## BEGIN Given data

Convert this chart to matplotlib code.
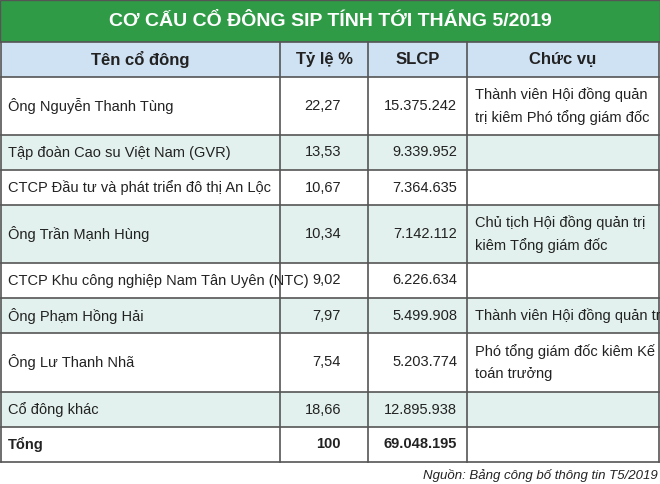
import matplotlib
matplotlib.use("Agg")
import matplotlib.pyplot as plt
from matplotlib.patches import Rectangle

plt.rcParams['font.family'] = ['Liberation Sans', 'DejaVu Sans']

# ============================================================
# DATA
# ============================================================
title = "CƠ CẤU CỔ ĐÔNG SIP TÍNH TỚI THÁNG 5/2019"
headers = ["Tên cổ đông", "Tỷ lệ %", "SLCP", "Chức vụ"]
names = ["Ông Nguyễn Thanh Tùng", "Tập đoàn Cao su Việt Nam (GVR)",
         "CTCP Đầu tư và phát triển đô thị An Lộc", "Ông Trần Mạnh Hùng",
         "CTCP Khu công nghiệp Nam Tân Uyên (NTC)", "Ông Phạm Hồng Hải",
         "Ông Lư Thanh Nhã", "Cổ đông khác", "Tổng"]
ratios = ["22,27", "13,53", "10,67", "10,34", "9,02", "7,97", "7,54", "18,66", "100"]
shares = ["15.375.242", "9.339.952", "7.364.635", "7.142.112", "6.226.634",
          "5.499.908", "5.203.774", "12.895.938", "69.048.195"]
roles = ["Thành viên Hội đồng quản\ntrị kiêm Phó tổng giám đốc", "", "",
         "Chủ tịch Hội đồng quản trị\nkiêm Tổng giám đốc", "",
         "Thành viên Hội đồng quản trị", "Phó tổng giám đốc kiêm Kế\ntoán trưởng", "", ""]
source = "Nguồn: Bảng công bố thông tin T5/2019"

# layout in pixels
W, H = 660, 484
col_x = [1, 280, 368, 467, 659]
row_y = [42, 77, 135, 170, 205, 263, 298, 333, 392, 427, 462]

fig = plt.figure(figsize=(6.6, 4.84), dpi=100)
ax = fig.add_axes([0, 0, 1, 1])
ax.set_xlim(0, W)
ax.set_ylim(H, 0)
ax.axis("off")

green = "#2f9b47"
border = "#555555"
fs = 10.5

# title bar
ax.add_patch(Rectangle((0, 0), W, 42, facecolor=green, edgecolor=border, lw=1))
ax.text(W / 2, 22, title, color="white", fontsize=14, fontweight="bold",
        ha="center", va="center")

# header
ax.add_patch(Rectangle((col_x[0], row_y[0]), col_x[-1] - col_x[0], row_y[1] - row_y[0],
                       facecolor="#cfe2f3", edgecolor="none"))
for i, h in enumerate(headers):
    ax.text((col_x[i] + col_x[i + 1]) / 2, (row_y[0] + row_y[1]) / 2, h,
            fontsize=12, fontweight="bold", ha="center", va="center", color="#222222")

# body rows
for r in range(len(names)):
    y0, y1 = row_y[r + 1], row_y[r + 2]
    yc = (y0 + y1) / 2
    fc = "#e2f1ed" if r % 2 == 1 else "white"
    ax.add_patch(Rectangle((col_x[0], y0), col_x[-1] - col_x[0], y1 - y0,
                           facecolor=fc, edgecolor="none"))
    wt = "bold" if r == len(names) - 1 else "normal"
    ax.text(col_x[0] + 7, yc, names[r], fontsize=fs, fontweight=wt, ha="left", va="center", color="#222222")
    ax.text(col_x[2] - 27, yc, ratios[r], fontsize=fs, fontweight=wt, ha="right", va="center", color="#222222")
    ax.text(col_x[3] - 10, yc, shares[r], fontsize=fs, fontweight=wt, ha="right", va="center", color="#222222")
    if roles[r]:
        ax.text(col_x[3] + 8, yc, roles[r], fontsize=fs, ha="left", va="center",
                linespacing=1.7, color="#222222")

# grid lines
for y in row_y:
    ax.plot([col_x[0], col_x[-1]], [y, y], color=border, lw=1.2)
for x in col_x:
    ax.plot([x, x], [row_y[0], row_y[-1]], color=border, lw=1.2)

ax.text(W - 2, 476, source, fontsize=9.5, style="italic", ha="right", va="center", color="#222222")

fig.savefig("out.png", dpi=100)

## END Given data

What is being asked: Please repeat exactly the data above from its first line to the line that contains "plt.rcParams['font.family'] = ['Liberation", inclusive, and leave every picture out.

Written solution:
Convert this chart to matplotlib code.
import matplotlib
matplotlib.use("Agg")
import matplotlib.pyplot as plt
from matplotlib.patches import Rectangle

plt.rcParams['font.family'] = ['Liberation Sans', 'DejaVu Sans']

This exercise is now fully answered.